Depuis plus de 20 ans, des chercheurs français collaborent avec succès aux recherches de Michel Bouvier. De ces échanges scientifiques sur la signalisation cellulaire des récepteurs couplés aux protéines G (RCPG) ont émergé des résultats parfois révolutionnaires. Sur le plan fondamental, ils ont travaillé sur les mécanismes moléculaires qui contrôlent une chaîne de réactions dans les cellules, appelée communication cellulaire. Ces mécanismes ont souvent un impact sur le développement de nouveaux médicaments. Trois projets clés sont issus de cette synergie scientifique.

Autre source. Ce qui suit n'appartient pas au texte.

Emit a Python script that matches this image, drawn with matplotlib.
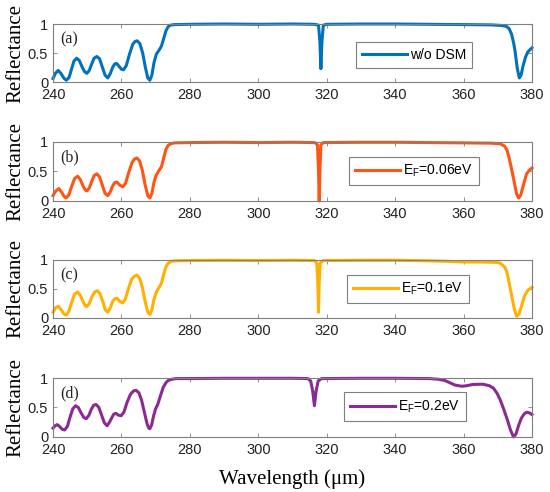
import numpy as np
import matplotlib.pyplot as plt

plt.rcParams['font.family'] = ['Liberation Sans', 'DejaVu Sans']
plt.rcParams['mathtext.fontset'] = 'custom'
plt.rcParams['mathtext.rm'] = 'Liberation Sans'

# (a) w/o DSM
wl_a = [240.0, 240.7, 241.5, 242.3, 243.1, 243.9, 244.7, 245.4, 246.1, 246.9,
        247.7, 248.5, 249.2, 249.9, 250.6, 251.3, 252.0, 252.8, 253.6, 254.4,
        255.2, 256.0, 256.7, 257.4, 258.0, 258.6, 259.3, 260.0, 260.6, 261.4,
        262.3, 263.3, 264.0, 264.6, 265.4, 266.2, 267.0, 267.7, 268.3, 268.9,
        269.5, 270.2, 271.0, 271.7, 272.4, 273.0, 273.6, 274.3, 275.5, 280.0,
        290.0, 300.0, 310.0, 316.5, 317.6, 318.0, 318.3, 318.6, 319.0, 320.0,
        330.0, 340.0, 350.0, 360.0, 368.0, 371.0, 372.5, 373.3, 374.0, 374.6,
        375.0, 375.7, 376.3, 376.8, 377.4, 378.1, 378.8, 380.0]
r_a = [0.06, 0.15, 0.20, 0.15, 0.07, 0.03, 0.08, 0.22, 0.36, 0.41,
       0.37, 0.26, 0.18, 0.15, 0.20, 0.31, 0.41, 0.44, 0.40, 0.26,
       0.12, 0.07, 0.14, 0.25, 0.31, 0.32, 0.27, 0.22, 0.21, 0.28,
       0.47, 0.65, 0.70, 0.71, 0.66, 0.50, 0.25, 0.07, 0.03, 0.12,
       0.33, 0.48, 0.55, 0.62, 0.76, 0.88, 0.95, 0.98, 0.99, 0.995,
       1.0, 0.995, 1.0, 0.995, 0.98, 0.70, 0.23, 0.70, 0.98, 0.995,
       1.0, 1.0, 0.995, 0.99, 0.985, 0.975, 0.96, 0.92, 0.83, 0.68,
       0.55, 0.23, 0.07, 0.12, 0.28, 0.43, 0.52, 0.59]

# (b) EF = 0.06 eV
wl_b = [240.0, 240.8, 241.7, 242.5, 243.2, 243.8, 244.6, 245.4, 246.3, 247.2,
        248.0, 248.8, 249.4, 249.9, 250.6, 251.3, 252.0, 252.8, 253.6, 254.4,
        255.2, 256.0, 256.7, 257.4, 258.0, 258.7, 259.5, 260.4, 261.2, 262.1,
        263.1, 263.8, 264.5, 265.3, 266.1, 266.9, 267.7, 268.3, 268.9, 269.5,
        270.1, 270.9, 271.7, 272.4, 273.0, 273.6, 274.4, 275.5, 280.0, 290.0,
        300.0, 310.0, 316.5, 317.3, 317.6, 317.8, 318.0, 318.3, 319.0, 330.0,
        340.0, 350.0, 360.0, 368.0, 370.7, 372.0, 372.7, 373.3, 374.0, 374.8,
        375.5, 376.1, 376.7, 377.4, 378.4, 379.2, 380.0]
r_b = [0.09, 0.17, 0.21, 0.15, 0.08, 0.05, 0.10, 0.24, 0.38, 0.42,
       0.36, 0.25, 0.19, 0.17, 0.22, 0.33, 0.43, 0.46, 0.41, 0.27,
       0.13, 0.09, 0.15, 0.25, 0.31, 0.32, 0.27, 0.24, 0.30, 0.48,
       0.65, 0.71, 0.73, 0.68, 0.52, 0.28, 0.09, 0.05, 0.13, 0.31,
       0.43, 0.51, 0.58, 0.74, 0.87, 0.94, 0.97, 0.985, 0.99, 0.995,
       0.99, 0.995, 0.99, 0.95, 0.50, 0.0, 0.50, 0.95, 0.99, 0.995,
       0.995, 0.99, 0.985, 0.98, 0.97, 0.93, 0.86, 0.73, 0.55, 0.32,
       0.12, 0.05, 0.10, 0.25, 0.46, 0.52, 0.56]

# (c) EF = 0.1 eV
wl_c = [240.0, 240.8, 241.6, 242.4, 243.2, 243.8, 244.6, 245.4, 246.3, 247.2,
        248.0, 248.8, 249.4, 249.9, 250.6, 251.4, 252.2, 253.0, 253.8, 254.6,
        255.3, 256.0, 256.7, 257.4, 258.0, 258.7, 259.5, 260.3, 261.1, 262.0,
        263.0, 263.8, 264.5, 265.3, 266.1, 266.9, 267.7, 268.3, 268.9, 269.5,
        270.1, 270.9, 271.7, 272.4, 273.0, 273.6, 274.4, 275.5, 280.0, 290.0,
        300.0, 310.0, 316.4, 317.1, 317.4, 317.6, 317.8, 318.1, 319.0, 330.0,
        340.0, 350.0, 356.0, 360.0, 365.0, 369.0, 370.6, 372.0, 372.6, 373.2,
        374.0, 374.8, 375.5, 376.2, 377.0, 377.8, 378.8, 380.0]
r_c = [0.10, 0.18, 0.20, 0.14, 0.07, 0.05, 0.11, 0.26, 0.41, 0.45,
       0.39, 0.28, 0.21, 0.20, 0.25, 0.37, 0.45, 0.47, 0.41, 0.27,
       0.14, 0.10, 0.17, 0.28, 0.33, 0.34, 0.29, 0.26, 0.32, 0.50,
       0.67, 0.72, 0.74, 0.69, 0.53, 0.29, 0.10, 0.06, 0.14, 0.32,
       0.43, 0.52, 0.60, 0.76, 0.88, 0.94, 0.97, 0.985, 0.99, 0.995,
       0.99, 0.995, 0.99, 0.95, 0.60, 0.10, 0.60, 0.95, 0.99, 0.995,
       0.995, 0.985, 0.975, 0.965, 0.965, 0.96, 0.95, 0.88, 0.80, 0.64,
       0.40, 0.16, 0.03, 0.07, 0.22, 0.38, 0.48, 0.53]

# (d) EF = 0.2 eV
wl_d = [240.0, 240.6, 241.2, 241.9, 242.7, 243.4, 244.2, 245.0, 245.8, 246.6,
        247.4, 248.2, 249.0, 249.7, 250.5, 251.2, 251.9, 252.6, 253.4, 254.2,
        255.0, 255.8, 256.5, 257.3, 257.8, 258.4, 259.1, 259.9, 260.7, 261.6,
        262.6, 263.5, 264.3, 265.1, 265.9, 266.7, 267.5, 268.0, 268.3, 268.8,
        269.4, 270.0, 270.6, 271.4, 272.2, 273.0, 273.7, 274.8, 276.0, 280.0,
        290.0, 300.0, 310.0, 314.5, 315.3, 315.9, 316.4, 316.9, 317.5, 318.5,
        330.0, 340.0, 350.0, 352.5, 354.4, 356.0, 357.5, 359.5, 361.0, 362.6,
        365.6, 367.5, 368.7, 369.8, 370.7, 371.8, 372.8, 373.7, 374.6, 375.3,
        376.1, 376.9, 377.7, 378.4, 379.2, 380.0]
r_d = [0.15, 0.19, 0.21, 0.18, 0.13, 0.12, 0.18, 0.34, 0.48, 0.53,
       0.50, 0.41, 0.33, 0.31, 0.37, 0.47, 0.54, 0.55, 0.50, 0.37,
       0.24, 0.19, 0.25, 0.34, 0.39, 0.40, 0.37, 0.36, 0.42, 0.58,
       0.72, 0.78, 0.79, 0.75, 0.62, 0.42, 0.22, 0.15, 0.14, 0.20,
       0.36, 0.48, 0.55, 0.70, 0.84, 0.92, 0.96, 0.98, 0.99, 0.99,
       0.995, 0.995, 0.995, 0.99, 0.95, 0.78, 0.53, 0.78, 0.95, 0.99,
       0.995, 0.995, 0.99, 0.98, 0.96, 0.92, 0.88, 0.86, 0.87, 0.89,
       0.895, 0.87, 0.83, 0.74, 0.63, 0.46, 0.29, 0.12, 0.00, 0.05,
       0.20, 0.32, 0.39, 0.42, 0.41, 0.38]

series = [
    (wl_a, r_a, '#0072BD', 'w/o DSM', '(a)'),
    (wl_b, r_b, '#FF5414', r'$\mathregular{E_F}$=0.06eV', '(b)'),
    (wl_c, r_c, '#FFB000', r'$\mathregular{E_F}$=0.1eV', '(c)'),
    (wl_d, r_d, '#8C2A94', r'$\mathregular{E_F}$=0.2eV', '(d)'),
]
x_ticks = [240, 260, 280, 300, 320, 340, 360, 380]
y_ticks = [0, 0.5, 1]
y_tick_labels = ['0', '0.5', '1']

# axes boxes (left, bottom, width, height) and legend anchors
boxes = [(0.0964, 0.8333, 0.8709, 0.1179),
         (0.0964, 0.5915, 0.8709, 0.1199),
         (0.0964, 0.3537, 0.8709, 0.1179),
         (0.0964, 0.1118, 0.8709, 0.1199)]
leg_anchor = [(0.633, 0.466), (0.618, 0.509), (0.614, 0.50), (0.608, 0.51)]

fig = plt.figure(figsize=(5.5, 4.92), dpi=100)
for i, (wl, r, col, lab, tag) in enumerate(series):
    ax = fig.add_axes(boxes[i])
    ax.plot(wl, r, color=col, linewidth=2.2, label=lab, clip_on=False)
    ax.set_xlim(240, 380)
    ax.set_ylim(0, 1)
    ax.set_xticks(x_ticks)
    ax.set_yticks(y_ticks)
    ax.set_yticklabels(y_tick_labels)
    ax.tick_params(direction='in', length=3, width=0.6, colors='#7f7f7f',
                   labelcolor='#222222', labelsize=10.5, top=True, right=True)
    ax.tick_params(axis='x', pad=4.5)
    ax.tick_params(axis='y', pad=3.5)
    for sp in ax.spines.values():
        sp.set_color('#7f7f7f')
        sp.set_linewidth(0.8)
    ax.set_ylabel('Reflectance', family='Liberation Serif', fontsize=15)
    ax.yaxis.set_label_coords(-0.057, 0.5)
    ax.text(0.015, 0.74, tag, transform=ax.transAxes, family='Liberation Serif',
            fontsize=11.5, va='center', ha='left', color='#222222')
    leg = ax.legend(loc='center left', bbox_to_anchor=leg_anchor[i], fontsize=10,
                    frameon=True, fancybox=False, framealpha=1, edgecolor='#7f7f7f',
                    handlelength=3.2, handletextpad=0.2, borderpad=0.45, borderaxespad=0)
    leg.get_frame().set_linewidth(0.8)
    if i == 3:
        ax.set_xlabel('Wavelength (μm)', family='Liberation Serif', fontsize=15, labelpad=9)

plt.savefig('out.png', dpi=100)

En collaboration avec A. Donny Strosberg et Stefano Marullo de l’Institut Cochin de génétique moléculaire de Paris, Michel Bouvier a élucidé certains des mécanismes contrôlant l’efficacité et la sélectivité de signalisation des RCPG. Comme ces récepteurs sont une cible prépondérante pour le développement de médicaments, les résultats de ces travaux sont maintenant utilisés par l’industrie pharmaceutique pour développer des thérapies plus efficaces et comportant moins d’effets secondaires, dont le développement de tolérance aux traitements.
Un autre projet collaboratif, cette fois avec Pierre Boulanger de l’Institut de biologie de Montpellier, ainsi qu’avec Stephano Marullo et A. Donny Strosberg, tous deux de l’Institut Cochin, concerne le développement d’une technique de production de masse des RCPG dans des baculovirus, soit des virus utilisés en culture de cellules. Cette méthode qui est maintenant utilisée par plusieurs laboratoires a notamment été exploitée sous licence par une entreprise japonaise pour la production d’anticorps diagnostiques.

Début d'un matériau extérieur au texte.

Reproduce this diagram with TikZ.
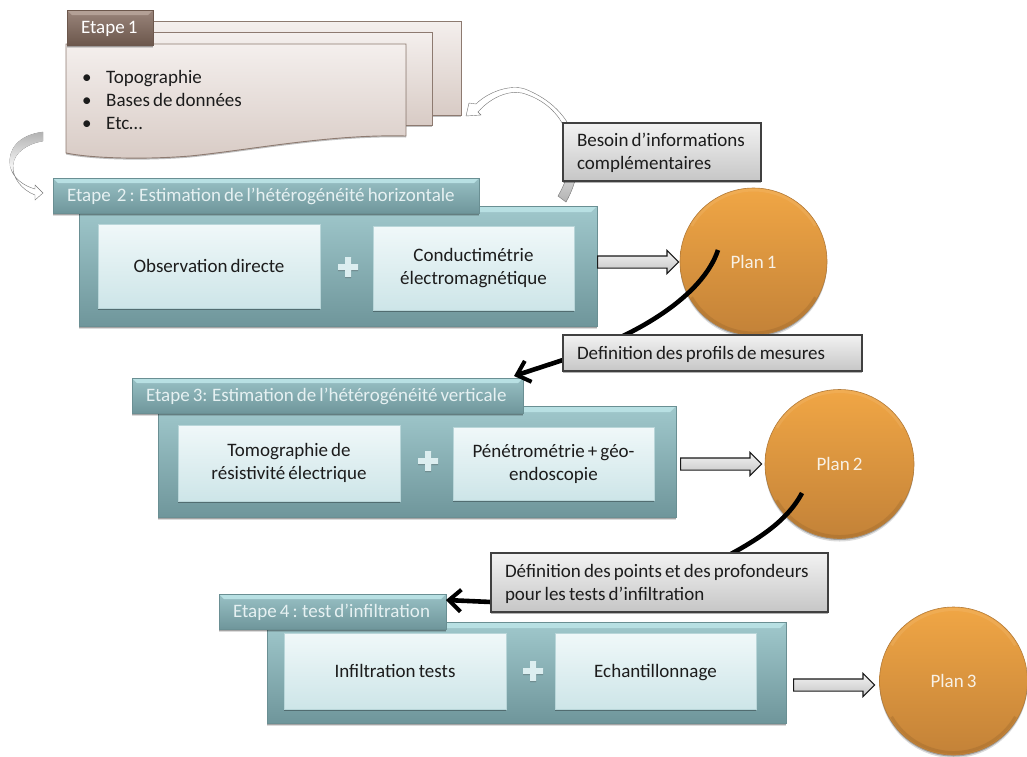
\documentclass[tikz,border=0pt]{standalone}
\usepackage{fontspec}
\setmainfont[WordSpace=0.72]{Carlito}
\usetikzlibrary{shadows,shapes.arrows,arrows.meta}
\definecolor{txt}{HTML}{1C1C1C}
\definecolor{tabtxt}{HTML}{E6F1F2}
\definecolor{tealtop}{HTML}{A0C8CC}
\definecolor{tealbot}{HTML}{6F969B}
\definecolor{tealhi}{HTML}{B8E0E3}
\definecolor{tealedge}{HTML}{6A8F93}
\definecolor{orangetop}{HTML}{F0A645}
\definecolor{orangebot}{HTML}{C38238}
\definecolor{orangeedge}{HTML}{B27B3A}
\tikzset{
  softshadow/.style={drop shadow={shadow xshift=0pt,shadow yshift=-3pt,opacity=.14,fill=black},
    drop shadow={shadow xshift=0pt,shadow yshift=-1.5pt,opacity=.25,fill=black}},
  lbl/.style={font=\fontsize{19}{23}\selectfont,text=txt,
    execute at begin node={\rule{0pt}{16pt}},execute at end node={\rule[-3pt]{0pt}{3pt}}},
  bevelbox/.style n args={2}{path picture={
    \fill[#1] (path picture bounding box.north west)--(path picture bounding box.north east)
      --++(-#2,-#2)-|([xshift=#2,yshift=-#2]path picture bounding box.north west)--cycle;
  }},
  panel/.style={rectangle,inner sep=0pt,draw=tealedge,line width=.7pt,top color=tealtop,bottom color=tealbot,
    softshadow,bevelbox={tealhi}{6pt}},
  tab/.style={rectangle,inner ysep=0pt,inner xsep=14pt,text width=\bxtw pt,align=flush left,draw=tealedge,line width=.7pt,
    top color=tealtop!85!tealbot,bottom color=tealbot,softshadow,bevelbox={tealhi}{5pt},
    font=\fontsize{19}{20}\selectfont,text=tabtxt,
    execute at begin node={\rule{0pt}{15pt}},execute at end node={\rule[-3.5pt]{0pt}{3.5pt}}},
  brown/.style={tab,draw=BrownBot,top color=BrownTop,bottom color=BrownBot,
    bevelbox={BrownHi}{5pt},text=white},
  innerbox/.style={rectangle,inner sep=0pt,draw=InnerEdge,line width=.8pt,top color=InnerTop,bottom color=InnerBot,
    drop shadow={shadow xshift=0pt,shadow yshift=-1.5pt,opacity=.3,fill=black},lbl,align=flush center},
  graybox/.style={rectangle,inner ysep=0pt,inner xsep=14pt,text width=\bxtw pt,align=flush left,draw=black!75,line width=1.1pt,
    top color=GrayTop,bottom color=GrayBot,drop shadow={shadow xshift=0pt,shadow yshift=-1.5pt,opacity=.3,fill=black},lbl},
  page/.style={rectangle,inner sep=0pt,draw=PageEdge,line width=.9pt,top color=PageTop,bottom color=PageBot,
    drop shadow={shadow xshift=0pt,shadow yshift=-1.5pt,opacity=.25,fill=black}},
  plan/.style={circle,inner sep=0pt,minimum size=#1,draw=orangeedge,line width=.6pt,top color=orangetop,bottom color=orangebot,
    softshadow,font=\fontsize{19}{20}\selectfont,text=PlanTxt,
    path picture={\draw[orangetop!60!white,opacity=.2,line width=3pt] (path picture bounding box.center) ++(150:#1/2-2pt) arc[start angle=150,end angle=30,radius=#1/2-2pt];
      \draw[orangebot!70!black,opacity=.25,line width=3pt] (path picture bounding box.center) ++(210:#1/2-2pt) arc[start angle=210,end angle=330,radius=#1/2-2pt];}},
  blockarrow/.style={single arrow,anchor=tail,inner sep=0pt,minimum height=#1,single arrow head extend=5.5pt,
    single arrow tip angle=90,draw=black!90,line width=1.1pt,top color=GrayTop,bottom color=GrayBot},
  flow/.style={line width=4.6pt,draw=black,-{Straight Barb[length=12pt,width=22pt,line width=4pt]}},
  curlyarrow/.style={draw=black!55,line width=.4pt},
  plusmark/.style={fill=PlusCol,draw=none,drop shadow={shadow xshift=0pt,shadow yshift=-1pt,opacity=.25,fill=black}},
}
\definecolor{BrownTop}{HTML}{9A857B}
\definecolor{BrownBot}{HTML}{6C574C}
\definecolor{BrownHi}{HTML}{B3A096}
\definecolor{InnerTop}{HTML}{F0F8F9}
\definecolor{InnerBot}{HTML}{CDE5E8}
\definecolor{InnerEdge}{HTML}{B9D6D9}
\definecolor{GrayTop}{HTML}{F2F2F2}
\definecolor{GrayBot}{HTML}{C6C6C6}
\definecolor{PageTop}{HTML}{F4EFED}
\definecolor{PageBot}{HTML}{D8CBC5}
\definecolor{PageEdge}{HTML}{8D7A70}
\definecolor{PlanTxt}{HTML}{F8F1E6}
\definecolor{PlusCol}{HTML}{DCEEF0}
% style, name, x1, y1, x2, y2, text
\newcommand{\bxnode}[7]{%
  \pgfmathsetmacro\bxw{#5-#3}\pgfmathsetmacro\bxh{#6-#4}\pgfmathsetmacro\bxtw{#5-#3-28}%
  \pgfmathsetmacro\bxcx{(#3+#5)/2}\pgfmathsetmacro\bxcy{(#4+#6)/2}%
  \node[#1,minimum width=\bxw pt,minimum height=\bxh pt] (#2) at (\bxcx,\bxcy) {#7};}
\newcommand{\plusat}[2]{%
  \fill[plusmark] (#1-3,#2-10)--(#1+3,#2-10)--(#1+3,#2-3)--(#1+10,#2-3)--(#1+10,#2+3)--(#1+3,#2+3)--(#1+3,#2+10)--(#1-3,#2+10)--(#1-3,#2+3)--(#1-10,#2+3)--(#1-10,#2-3)--(#1-3,#2-3)--cycle;}
\begin{document}
\begin{tikzpicture}[x=1pt,y=-1pt]
\useasboundingbox (0,0) rectangle (1027,756);
% Etape 1 pages
\bxnode{page}{pageback}{150}{21}{461}{115}{}
\bxnode{page}{pagemid}{150}{32}{432}{125}{}
\draw[page] (66,44) -- (406,44) -- (406,136) .. controls (330,134) and (250,150) .. (190,156)
   .. controls (140,160) and (90,158) .. (66,153) -- cycle;
\node[lbl,anchor=north west,inner sep=0pt,align=flush left] (liste) at (82,70.5)
  {\makebox[24pt][l]{\textbullet}Topographie\\\makebox[24pt][l]{\textbullet}Bases de données\\\makebox[24pt][l]{\textbullet}Etc…};
\bxnode{brown}{etape1}{67}{10}{153}{45}{Etape 1}
% curved arrows
\draw[curlyarrow,top color=white,bottom color=white,middle color=white] (43,132) .. controls (18,135) and (8,150) .. (10,165)
  .. controls (12,178) and (24,186) .. (35,189) -- (35,185) -- (43,193) -- (35,200) -- (35,195)
  .. controls (22,190) and (12,178) .. (13,165) .. controls (14,153) and (26,144) .. (43,141) -- cycle;
\shade[top color=black!30,bottom color=white] (43,132) .. controls (18,135) and (8,150) .. (10,165)
  .. controls (10.5,168) and (12,172) .. (13,165) .. controls (14,153) and (26,144) .. (43,141) -- cycle;
\draw[curlyarrow,top color=white,bottom color=black!30,middle color=white] (566,202) .. controls (590,160) and (578,110) .. (525,89)
  .. controls (510,84) and (488,92) .. (476,104) -- (469,103) -- (466,116) -- (481,115) -- (478,112)
  .. controls (490,98) and (508,90) .. (522,93) .. controls (565,105) and (585,150) .. (558,196) -- cycle;
% Etape 2
\bxnode{panel}{panel2}{79}{206}{597}{326}{}
\bxnode{tab}{etape2}{53}{178}{479}{213}{Etape\ \ 2 : Estimation de l’hétérogénéité horizontale}
\bxnode{innerbox}{obs}{98}{224}{320}{308}{Observation directe}
\bxnode{innerbox}{cond}{373}{226}{574}{310}{Conductimétrie\\électromagnétique}
\plusat{348}{267}
\bxnode{plan=147pt}{plan1}{680}{188}{827}{335}{Plan 1}
\node[blockarrow=81pt] (fl1) at (597,262) {\rule{0pt}{11pt}};
% Etape 3
\bxnode{panel}{panel3}{158}{406}{676}{517}{}
\bxnode{tab}{etape3}{132}{378}{523}{413}{Etape 3: Estimation de l’hétérogénéité verticale}
\bxnode{innerbox}{tomo}{178}{425}{400}{501}{Tomographie de\\résistivité électrique}
\bxnode{innerbox}{peno}{453}{427}{654}{500}{Pénétrométrie + géo-\\endoscopie}
\plusat{428}{461}
\bxnode{plan=149pt}{plan2}{765}{390}{914}{538}{Plan 2}
\node[blockarrow=81pt] (fl2) at (680,464) {\rule{0pt}{11pt}};
% Etape 4
\bxnode{panel}{panel4}{267}{622}{786}{723}{}
\bxnode{tab}{etape4}{219}{594}{446}{629}{Etape 4 : test d’infiltration}
\bxnode{innerbox}{infil}{284}{633}{506}{709}{Infiltration tests}
\bxnode{innerbox}{echan}{555}{633}{756}{709}{Echantillonnage}
\plusat{533}{671}
\bxnode{plan=147pt}{plan3}{880}{607}{1027}{755}{Plan 3}
\node[blockarrow=81pt] (fl3) at (793,685) {\rule{0pt}{11pt}};
% black connectors
\coordinate (c1a) at (718,250);
\coordinate (c1b) at (563,360);
\coordinate (c1c) at (514,376);
\coordinate (c2a) at (802,493);
\coordinate (c2b) at (491,602);
\coordinate (c2c) at (446,600);
\draw[flow] (c1a) .. controls (703,295) and (640,335) .. (c1b) -- (c1c);
\draw[flow] (c2a) .. controls (785,525) and (750,545) .. (700,570) -- (c2b) -- (c2c);
% gray boxes
\bxnode{graybox}{besoin}{563}{123}{761}{181}{Besoin d’informations\\complémentaires}
\bxnode{graybox}{defprof}{563}{335}{862}{371}{Definition des profils de mesures}
\bxnode{graybox}{defpts}{491}{553}{828}{612}{Définition des points et des profondeurs\\pour les tests d’infiltration}
\end{tikzpicture}
\end{document}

Les chercheurs Ralf Jockers et Stephano Marullo, toujours de l’Institut Cochin, ont aussi jumelé leurs efforts à ceux du lauréat. Ils ont découvert que les RCPG pouvaient s’associer entre eux et former des complexes homo- ou hétéro-oligomériques. Cette découverte révolutionnaire a entraîné un changement de paradigme, puisqu’on pensait que les récepteurs étaient organisés en monomères. S’ouvre alors de nouvelles perspectives pour le développement de médicaments contrôlant l’état oligomérique des récepteurs.
En 2006, Michel Bouvier a remporté le prix Acfas Léo-Pariseau. On avait alors souligné son innovation méthodologique liée à la méthode du BRET, soit le transfert d’énergie par résonance de bioluminescence. Depuis, il a poursuivi ses avancées dans ce domaine : le BRET, déjà appliqué à l’étude des interactions protéine-protéine dans les cellules vivantes, a été optimisé pour l’imagerie, en collaboration avec Julie Perroy et Laurent Fagni, tous deux du CNRS de Montpellier. Le fait de pouvoir suivre en temps réel les interactions protéiques dans des cellules vivantes a propulsé le laboratoire de Michel Bouvier au sommet. Aujourd’hui, des chercheurs d’Amérique du Nord et d’Europe s’y rendent pour apprendre cette technique et l’adapter à leurs propres recherches.
Les échanges scientifiques entre Michel Bouvier et les chercheurs français ont aussi lieu hors des laboratoires. En effet, le lauréat a été conseiller scientifique en France, tant au privé qu’au public, il a été rédacteur en chef pour le Québec de la revue franco-québécoise Médecine/Sciences de 2005 à 2011, et il a formé 22 étudiants et stagiaires postdoctoraux français. Produire une science sans frontières, voilà qui résume bien la philosophie du chercheur.